The University of Nairobi, Kenyatta University and the United States International University – Kenya had all issued security memos days before the attack on Garissa University claimed by Somali Islamist militant group al-Shabaab.
The memos informed students and staff of new security measures while cautioning people within their campuses to be extra vigilant.
Memo pinned on the Kenyatta University notice board warning about potential attack(Twitter)
In a note dated 25 March, the University of Nairobi warned “intelligence reports indicate that the al-Shabaab terror group is planning retaliatory attacks on (…) a major university”.
The universities had informed students and staff of new security measures while cautioning people within their campuses to be extra vigilant.
According to the university in the capital, “the information [was] already being processed by the relevant government agencies with an objective of putting necessary measures in place to fail any such attempts”.

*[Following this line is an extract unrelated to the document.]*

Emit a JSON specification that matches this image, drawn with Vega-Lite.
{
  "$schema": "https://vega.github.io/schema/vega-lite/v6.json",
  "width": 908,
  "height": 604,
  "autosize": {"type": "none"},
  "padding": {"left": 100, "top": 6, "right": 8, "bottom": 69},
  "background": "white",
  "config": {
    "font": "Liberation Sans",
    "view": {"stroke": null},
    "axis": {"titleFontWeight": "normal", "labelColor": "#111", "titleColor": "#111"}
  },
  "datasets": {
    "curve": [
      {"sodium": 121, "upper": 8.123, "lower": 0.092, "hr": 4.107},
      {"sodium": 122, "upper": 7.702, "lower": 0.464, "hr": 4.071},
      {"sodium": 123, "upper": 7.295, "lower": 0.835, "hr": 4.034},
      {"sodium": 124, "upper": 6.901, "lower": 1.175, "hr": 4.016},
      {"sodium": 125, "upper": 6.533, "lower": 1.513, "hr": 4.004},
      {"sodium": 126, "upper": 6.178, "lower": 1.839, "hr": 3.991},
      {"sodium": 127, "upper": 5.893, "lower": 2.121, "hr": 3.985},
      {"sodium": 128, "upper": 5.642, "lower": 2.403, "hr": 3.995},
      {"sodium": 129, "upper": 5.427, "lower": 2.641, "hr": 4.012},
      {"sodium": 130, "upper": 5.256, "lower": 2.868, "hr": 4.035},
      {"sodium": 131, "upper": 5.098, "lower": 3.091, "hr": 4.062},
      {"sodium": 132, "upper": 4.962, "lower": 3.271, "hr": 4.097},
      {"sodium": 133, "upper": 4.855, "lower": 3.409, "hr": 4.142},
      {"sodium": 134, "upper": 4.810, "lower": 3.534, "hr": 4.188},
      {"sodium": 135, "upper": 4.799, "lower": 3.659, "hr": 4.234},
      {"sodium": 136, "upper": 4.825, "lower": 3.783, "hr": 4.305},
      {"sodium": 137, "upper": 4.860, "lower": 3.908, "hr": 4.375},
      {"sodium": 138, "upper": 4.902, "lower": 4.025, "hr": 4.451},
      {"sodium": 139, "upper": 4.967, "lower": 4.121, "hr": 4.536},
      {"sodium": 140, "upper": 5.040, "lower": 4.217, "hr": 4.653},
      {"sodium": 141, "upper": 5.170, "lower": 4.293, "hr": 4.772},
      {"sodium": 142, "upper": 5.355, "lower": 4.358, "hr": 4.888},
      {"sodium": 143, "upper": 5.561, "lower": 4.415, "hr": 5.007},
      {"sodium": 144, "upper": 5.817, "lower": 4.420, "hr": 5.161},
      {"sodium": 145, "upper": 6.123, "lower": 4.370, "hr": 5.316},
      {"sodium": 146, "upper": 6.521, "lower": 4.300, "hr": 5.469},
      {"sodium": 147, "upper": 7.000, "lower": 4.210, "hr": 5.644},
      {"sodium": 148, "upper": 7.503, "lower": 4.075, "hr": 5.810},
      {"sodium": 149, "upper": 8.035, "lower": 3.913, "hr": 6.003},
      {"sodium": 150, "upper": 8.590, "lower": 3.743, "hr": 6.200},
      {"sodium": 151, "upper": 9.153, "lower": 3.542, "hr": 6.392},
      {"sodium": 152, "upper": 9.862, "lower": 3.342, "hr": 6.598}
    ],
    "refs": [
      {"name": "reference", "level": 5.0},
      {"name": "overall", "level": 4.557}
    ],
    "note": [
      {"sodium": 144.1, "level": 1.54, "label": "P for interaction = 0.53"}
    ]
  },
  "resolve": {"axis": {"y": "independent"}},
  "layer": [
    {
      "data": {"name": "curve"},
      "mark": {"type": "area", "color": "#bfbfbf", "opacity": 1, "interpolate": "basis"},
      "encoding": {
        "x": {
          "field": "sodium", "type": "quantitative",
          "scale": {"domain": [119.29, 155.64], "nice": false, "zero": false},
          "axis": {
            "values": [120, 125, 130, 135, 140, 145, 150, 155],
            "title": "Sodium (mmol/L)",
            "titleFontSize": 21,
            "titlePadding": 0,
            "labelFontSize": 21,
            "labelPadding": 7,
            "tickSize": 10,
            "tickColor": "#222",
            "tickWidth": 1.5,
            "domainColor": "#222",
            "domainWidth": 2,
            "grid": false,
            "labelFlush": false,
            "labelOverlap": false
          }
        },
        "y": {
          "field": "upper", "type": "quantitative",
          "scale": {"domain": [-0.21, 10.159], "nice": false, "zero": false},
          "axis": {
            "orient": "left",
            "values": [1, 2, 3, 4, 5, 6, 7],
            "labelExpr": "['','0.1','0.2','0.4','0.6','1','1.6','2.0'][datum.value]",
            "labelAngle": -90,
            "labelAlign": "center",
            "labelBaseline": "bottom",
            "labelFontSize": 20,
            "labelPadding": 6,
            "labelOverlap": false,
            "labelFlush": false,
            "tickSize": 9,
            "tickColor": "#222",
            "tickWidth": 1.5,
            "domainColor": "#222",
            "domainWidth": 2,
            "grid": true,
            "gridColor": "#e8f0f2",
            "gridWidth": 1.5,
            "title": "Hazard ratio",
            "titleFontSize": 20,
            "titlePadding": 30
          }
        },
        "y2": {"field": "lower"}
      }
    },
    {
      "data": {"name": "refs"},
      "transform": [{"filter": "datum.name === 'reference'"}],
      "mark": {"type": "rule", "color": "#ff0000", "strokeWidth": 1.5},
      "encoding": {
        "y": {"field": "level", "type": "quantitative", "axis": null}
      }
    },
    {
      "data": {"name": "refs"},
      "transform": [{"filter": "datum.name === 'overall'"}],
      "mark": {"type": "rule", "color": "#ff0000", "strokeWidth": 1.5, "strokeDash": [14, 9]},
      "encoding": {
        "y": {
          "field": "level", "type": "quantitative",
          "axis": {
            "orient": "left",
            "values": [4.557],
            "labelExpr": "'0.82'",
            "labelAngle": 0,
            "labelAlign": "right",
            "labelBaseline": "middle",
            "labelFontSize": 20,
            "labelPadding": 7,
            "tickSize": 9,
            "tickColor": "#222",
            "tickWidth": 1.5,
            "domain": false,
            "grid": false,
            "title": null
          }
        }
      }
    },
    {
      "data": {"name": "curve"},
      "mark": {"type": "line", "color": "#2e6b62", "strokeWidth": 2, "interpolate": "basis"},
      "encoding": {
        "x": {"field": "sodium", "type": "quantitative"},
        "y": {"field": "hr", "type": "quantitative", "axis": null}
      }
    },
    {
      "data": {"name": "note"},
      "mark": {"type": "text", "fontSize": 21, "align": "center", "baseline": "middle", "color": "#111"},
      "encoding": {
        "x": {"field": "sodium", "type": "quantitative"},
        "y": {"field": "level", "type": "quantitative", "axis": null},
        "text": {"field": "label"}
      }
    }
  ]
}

Students asked to co-operate with security personnel
Professor Paul Wainaina, deputy vice chancellor of administration at Kenyatta University, sent out a memo on 1 April requesting students cooperate with the security personnel.
“In view of the potential risks, our security system has become extra vigilant and as a result screening of all persons entering Kenyatta University premises has been intensified, among other measures,” the memo said.
Grace Kai, a student at Garissa Teachers Training College next to the campus that was attacked, told Reuters there had been warnings an attack could be imminent.
“Some strangers had been spotted in Garissa town and were suspected to be terrorists,” she said.
“Then on Monday our college principal told us… that strangers had been spotted in our college… On Tuesday we were released to go home, and our college closed, but the campus remained in session, and now they have been attacked.”
Unfortunately, students who were warned of potential attacks thought the warnings were April Fools pranks.
A student survivor of the Garissa attack told Akasha Opato Daawah, a trading company director based in Mombasa, that warning notices were put up, “but as it was April 1, we thought that it was fooling”.
Al-Shabaab was responsible for a deadly attack in 2013 on the upscale Westgate shopping mall in Nairobi. The group has vowed to punish Kenya for sending troops into Somalia alongside African Union peacekeepers to fight the group.
312 people have been killed in al-Shabab attacks in Kenya from 2012 to 2014, according to police statistics.
147 people were killed in Garissa in the same period.